The bird was very active constantly flicking its wings open to reveal the red primaries and moving from sunlight to shade. It was very intent on looking for insects on the rock face making it difficult to get the head in profile and with some light in the eye but I was pleased with many of the photos.

It did stop and preen for a few minutes and gave some nice wing stretches when it had finished.

It was difficult to see what it was feeding on but it looked to be some type of larva that was hidden in the cracks in the rocks. You can just about see this in the photo below.
I made several more visits to the cliff on the following days but never saw the Wallcreeper again. At this time of year they will be leaving the breeding sites and moving to lower altitude so I assume thats what these birds were doing.

Brittany coast - 24th -28th August

This was my first trip to Brittany so wasn't quite sure what to expect but the coast is very scenic and very reminiscent of Cornwall to where the area has a strong affinity.
One bird I was keen to photograph was Red-billed Chough. Photographs of all dark birds are quite a challenge and need decent light and some colour in the background. The setting at Pointe de Pen-Hir was superb with a carpet of flowers atop rocky cliffs.
Red-billed Chough
There were not many other birds on the headland but Gannets were passing off-shore and I disturbed several Grayling from amongst the flowers.
Moving down the coast I visited the small pools of Le Petit Loch, just south of Guidel Plage.

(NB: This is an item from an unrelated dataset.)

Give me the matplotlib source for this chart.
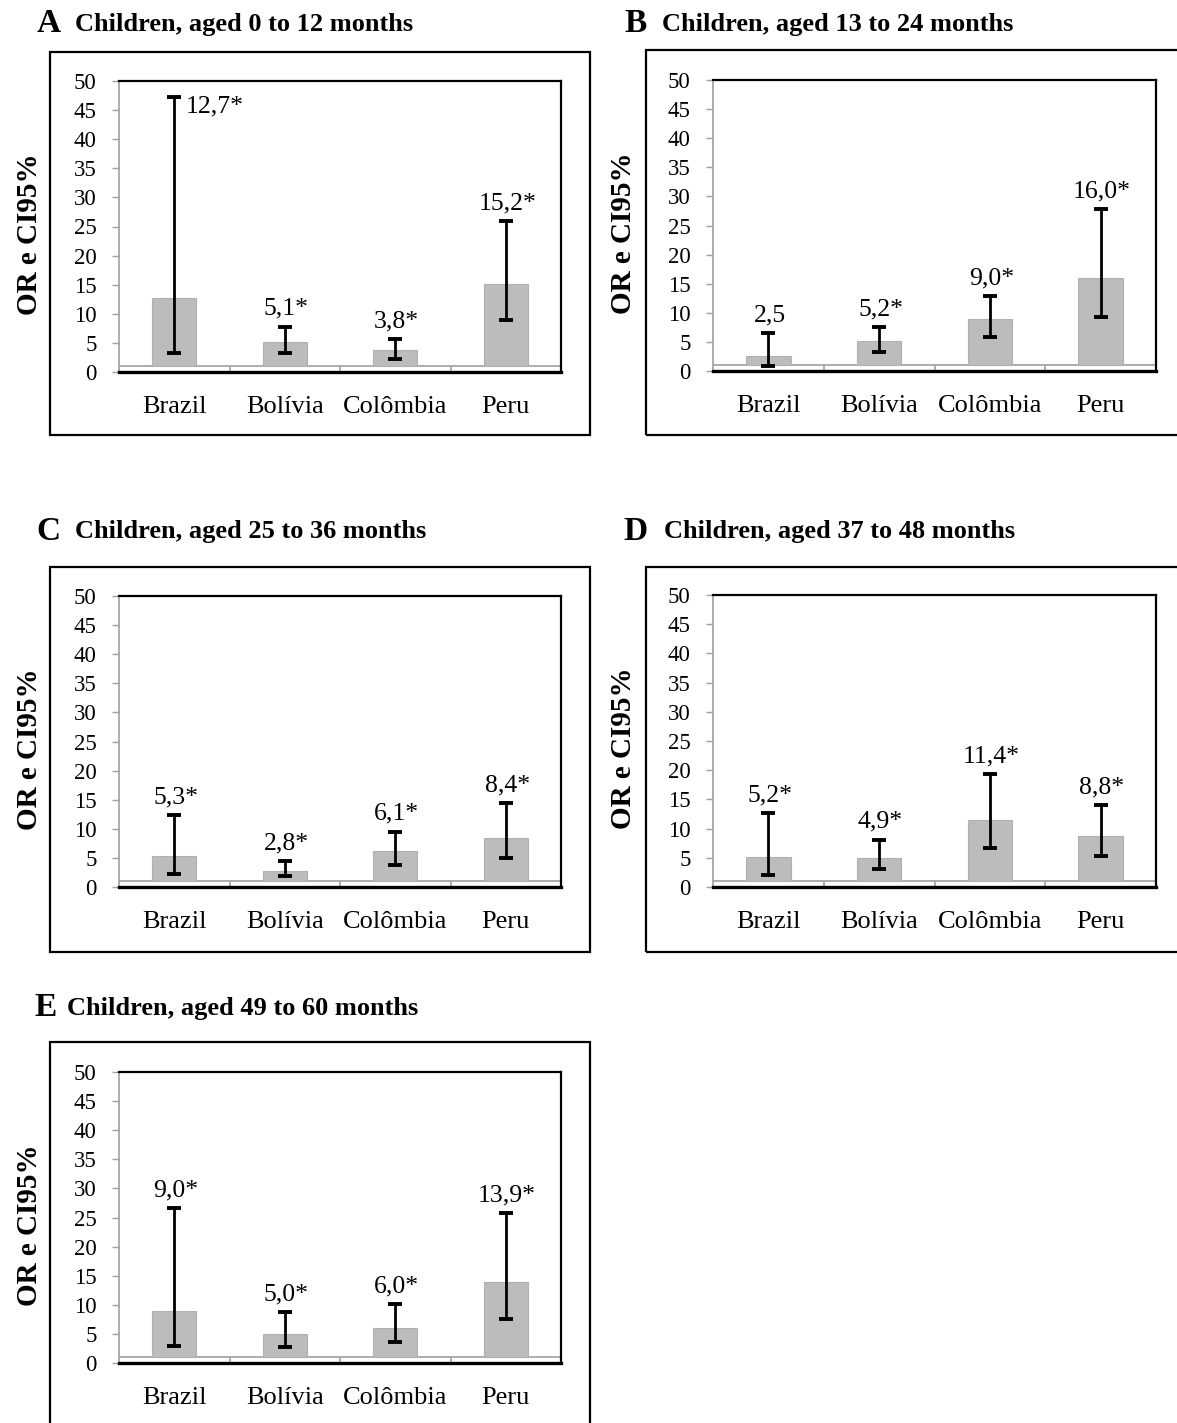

There were a few waders round the edge including Greenshank, Curlew, and Common and Green Sandpiper. I searched for Bluethroat without success but did manage a single Wryneck with a few Cetti's and Fan-tailed Warblers and family parties of Stonechat.
The next stop was on the Quiberon peninsula were we stayed for a few days. On the drive to the end we made several stops and came across a nice area with gulls and terns as well as Rock Pipits, they were all of the race petrosus as we have in the UK.

Rock Pipit

Amongst the mainly Black-headed Gulls were several Mediterranean including some reasonably fresh juveniles which I don't see very often.
Mediterranean Gull - adult
Mediterranean Gull - juvenile moulting to 1st winter
We stayed close to the tip of the peninsula near the town of Quiberon. The rocky headland had plenty of shorebirds with hundreds of Sanderling and Turnstone with a few Whimbrel and Dunlin. Some of the Turnstone were still in reasonable breeding plumage.
I had male Cirl Bunting singing at the campsite and several more in the last bushes on the point. Most were adult males but I did manage to find a couple of juveniles.
Cirl Bunting - male
Cirl Bunting -juvenile
The only other bird of note was the large numbers of Wood Pigeon flying down the peninsula, several thousand in number. I can only assume they stop at the end and eventually return.